Por tonta que fuera, tal etimología agradó a las autoridades (que ignoran quién fue Tácito pero han visto todas las de Liz Taylor), y en el camino a la Ciesma pusieron el cartel:  "A la Diezma".  Y lo gracioso fue que la población, en lugar de poner el grito en el cielo, prona veluti pecora, aceptó lanarmente el dictamen oficial y pasó a considerar Ciesma como su propia corruptela.  Una vez más gana Humpty Dumpty: no importa qué significan las palabras, sino quién manda aquí.

¿De dónde viene la palabra Ciesma?  No se sabe.  ¿Tan difícil es reconocer esto?  El volumen de lo desconocido es infinito, no nos agobie desconocer una cosa más.  Es el error de la educación: enseñamos a conocer, cuando deberíamos enseñar a ignorar (que requiere no poco estudio).  Por lo demás, no se preocupe el pedagogo: los alumnos verán salir su ignorancia por todas las costuras.  Ahora bien, a las autoridades dales latín y cuentos chinos: como a los de Daroca, que se tragaron lo del tributo anual de la oca en cuanto sonó en idioma del Lacio: dare aucam.  ¡Ay, latín, cuántas tonterías se dicen en tu nombre!

No, no basta buscar los parecidos.  Un buen estudio etimológico exige un seguimiento histórico de la palabra lo más preciso posible.  Naturalmente, eso es lo que el etimólogo anhela, pero a menudo no está a su alcance.  Ha de conformarse, entonces, con conjeturas, o, simplemente, con decir con Sócrates y Francisco Sánchez:  "No sé".

En resumen: la etimología es ciencia conjetural y muy inclinada a error, y el etimólogo serio debe limitar su aspiración a no decir demasiadas bobadas.

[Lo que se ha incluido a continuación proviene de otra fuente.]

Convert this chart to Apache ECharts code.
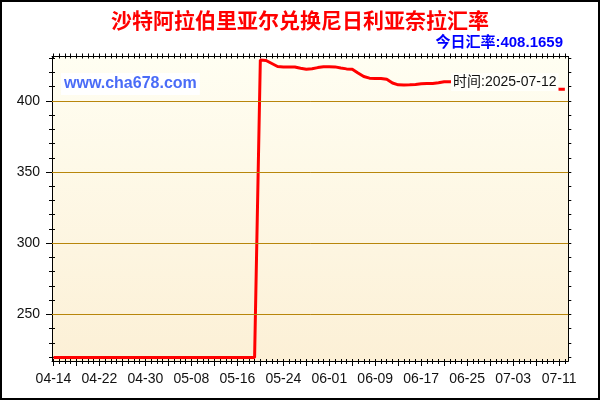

Por último, un malentendido quiero deshacer.  El propio término etimología, nacido de la voz griega τυμον /é-ty-mon/ "auténtico", invita a pensar que la etimología provee el "auténtico" significado de la palabra.  Pues no.  El auténtico significado de una voz depende, ay, del acuerdo de los hablantes y a veces, por lo que vamos viendo, del capricho del señor alcalde: no de la historia de la palabra.  Eso sí, esa historia es a menudo muy divertida, y nos enseña no pocas cosas sobre nuestro pensamiento y las circunvoluciones del humano hablar.